**Given task**
Skip the pictures and extract all of the lines exactly as written.

**Source excerpt**
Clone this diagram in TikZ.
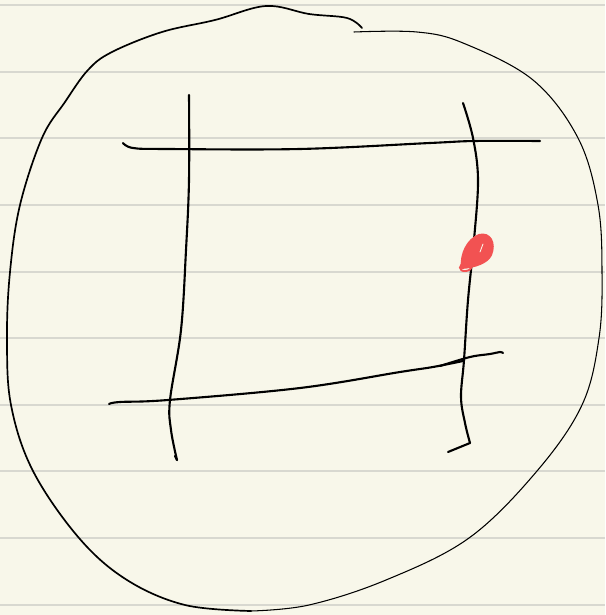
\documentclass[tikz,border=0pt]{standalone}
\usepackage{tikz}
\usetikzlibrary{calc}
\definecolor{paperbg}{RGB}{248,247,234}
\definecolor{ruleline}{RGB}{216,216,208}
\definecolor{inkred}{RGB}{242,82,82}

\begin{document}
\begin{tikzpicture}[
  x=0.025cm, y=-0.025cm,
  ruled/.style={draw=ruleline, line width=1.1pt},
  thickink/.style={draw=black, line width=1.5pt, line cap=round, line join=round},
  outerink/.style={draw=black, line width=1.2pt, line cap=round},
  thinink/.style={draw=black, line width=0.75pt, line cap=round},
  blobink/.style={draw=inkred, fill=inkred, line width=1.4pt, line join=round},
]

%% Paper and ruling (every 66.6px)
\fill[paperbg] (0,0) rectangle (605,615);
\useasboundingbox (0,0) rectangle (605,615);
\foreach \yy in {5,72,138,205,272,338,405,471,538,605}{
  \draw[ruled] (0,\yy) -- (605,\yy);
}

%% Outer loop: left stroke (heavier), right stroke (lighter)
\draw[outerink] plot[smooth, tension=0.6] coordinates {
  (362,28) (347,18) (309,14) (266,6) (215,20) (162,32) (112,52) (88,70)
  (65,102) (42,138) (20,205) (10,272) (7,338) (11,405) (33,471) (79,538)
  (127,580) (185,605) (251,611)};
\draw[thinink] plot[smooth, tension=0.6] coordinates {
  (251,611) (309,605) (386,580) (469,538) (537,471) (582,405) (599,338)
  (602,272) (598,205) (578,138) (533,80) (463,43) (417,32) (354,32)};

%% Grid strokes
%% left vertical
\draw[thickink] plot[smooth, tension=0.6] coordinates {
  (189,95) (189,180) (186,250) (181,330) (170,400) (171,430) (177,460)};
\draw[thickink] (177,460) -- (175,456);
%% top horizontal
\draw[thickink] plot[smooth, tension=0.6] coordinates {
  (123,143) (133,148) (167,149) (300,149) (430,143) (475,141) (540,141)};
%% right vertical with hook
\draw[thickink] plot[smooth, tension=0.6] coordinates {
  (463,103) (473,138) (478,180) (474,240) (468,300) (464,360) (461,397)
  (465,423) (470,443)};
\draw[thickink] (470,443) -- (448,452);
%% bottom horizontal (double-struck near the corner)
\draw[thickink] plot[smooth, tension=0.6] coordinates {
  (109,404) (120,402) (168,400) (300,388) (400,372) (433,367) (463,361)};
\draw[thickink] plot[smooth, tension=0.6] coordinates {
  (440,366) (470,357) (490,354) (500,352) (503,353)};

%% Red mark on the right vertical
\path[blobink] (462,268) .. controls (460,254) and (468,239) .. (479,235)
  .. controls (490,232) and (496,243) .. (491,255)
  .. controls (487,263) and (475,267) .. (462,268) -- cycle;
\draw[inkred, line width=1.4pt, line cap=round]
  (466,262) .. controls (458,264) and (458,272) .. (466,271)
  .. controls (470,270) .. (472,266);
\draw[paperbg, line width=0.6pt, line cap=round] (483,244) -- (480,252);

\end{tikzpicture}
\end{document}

**Output**
Clone this diagram in TikZ.
\documentclass[tikz,border=0pt]{standalone}
\usepackage{tikz}
\usetikzlibrary{calc}
\definecolor{paperbg}{RGB}{248,247,234}
\definecolor{ruleline}{RGB}{216,216,208}
\definecolor{inkred}{RGB}{242,82,82}

\begin{document}
\begin{tikzpicture}[
  x=0.025cm, y=-0.025cm,
  ruled/.style={draw=ruleline, line width=1.1pt},
  thickink/.style={draw=black, line width=1.5pt, line cap=round, line join=round},
  outerink/.style={draw=black, line width=1.2pt, line cap=round},
  thinink/.style={draw=black, line width=0.75pt, line cap=round},
  blobink/.style={draw=inkred, fill=inkred, line width=1.4pt, line join=round},
]

%% Paper and ruling (every 66.6px)
\fill[paperbg] (0,0) rectangle (605,615);
\useasboundingbox (0,0) rectangle (605,615);
\foreach \yy in {5,72,138,205,272,338,405,471,538,605}{
  \draw[ruled] (0,\yy) -- (605,\yy);
}

%% Outer loop: left stroke (heavier), right stroke (lighter)
\draw[outerink] plot[smooth, tension=0.6] coordinates {
  (362,28) (347,18) (309,14) (266,6) (215,20) (162,32) (112,52) (88,70)
  (65,102) (42,138) (20,205) (10,272) (7,338) (11,405) (33,471) (79,538)
  (127,580) (185,605) (251,611)};
\draw[thinink] plot[smooth, tension=0.6] coordinates {
  (251,611) (309,605) (386,580) (469,538) (537,471) (582,405) (599,338)
  (602,272) (598,205) (578,138) (533,80) (463,43) (417,32) (354,32)};

%% Grid strokes
%% left vertical
\draw[thickink] plot[smooth, tension=0.6] coordinates {
  (189,95) (189,180) (186,250) (181,330) (170,400) (171,430) (177,460)};
\draw[thickink] (177,460) -- (175,456);
%% top horizontal
\draw[thickink] plot[smooth, tension=0.6] coordinates {
  (123,143) (133,148) (167,149) (300,149) (430,143) (475,141) (540,141)};
%% right vertical with hook
\draw[thickink] plot[smooth, tension=0.6] coordinates {
  (463,103) (473,138) (478,180) (474,240) (468,300) (464,360) (461,397)
  (465,423) (470,443)};
\draw[thickink] (470,443) -- (448,452);
%% bottom horizontal (double-struck near the corner)
\draw[thickink] plot[smooth, tension=0.6] coordinates {
  (109,404) (120,402) (168,400) (300,388) (400,372) (433,367) (463,361)};
\draw[thickink] plot[smooth, tension=0.6] coordinates {
  (440,366) (470,357) (490,354) (500,352) (503,353)};

%% Red mark on the right vertical
\path[blobink] (462,268) .. controls (460,254) and (468,239) .. (479,235)
  .. controls (490,232) and (496,243) .. (491,255)
  .. controls (487,263) and (475,267) .. (462,268) -- cycle;
\draw[inkred, line width=1.4pt, line cap=round]
  (466,262) .. controls (458,264) and (458,272) .. (466,271)
  .. controls (470,270) .. (472,266);
\draw[paperbg, line width=0.6pt, line cap=round] (483,244) -- (480,252);

\end{tikzpicture}
\end{document}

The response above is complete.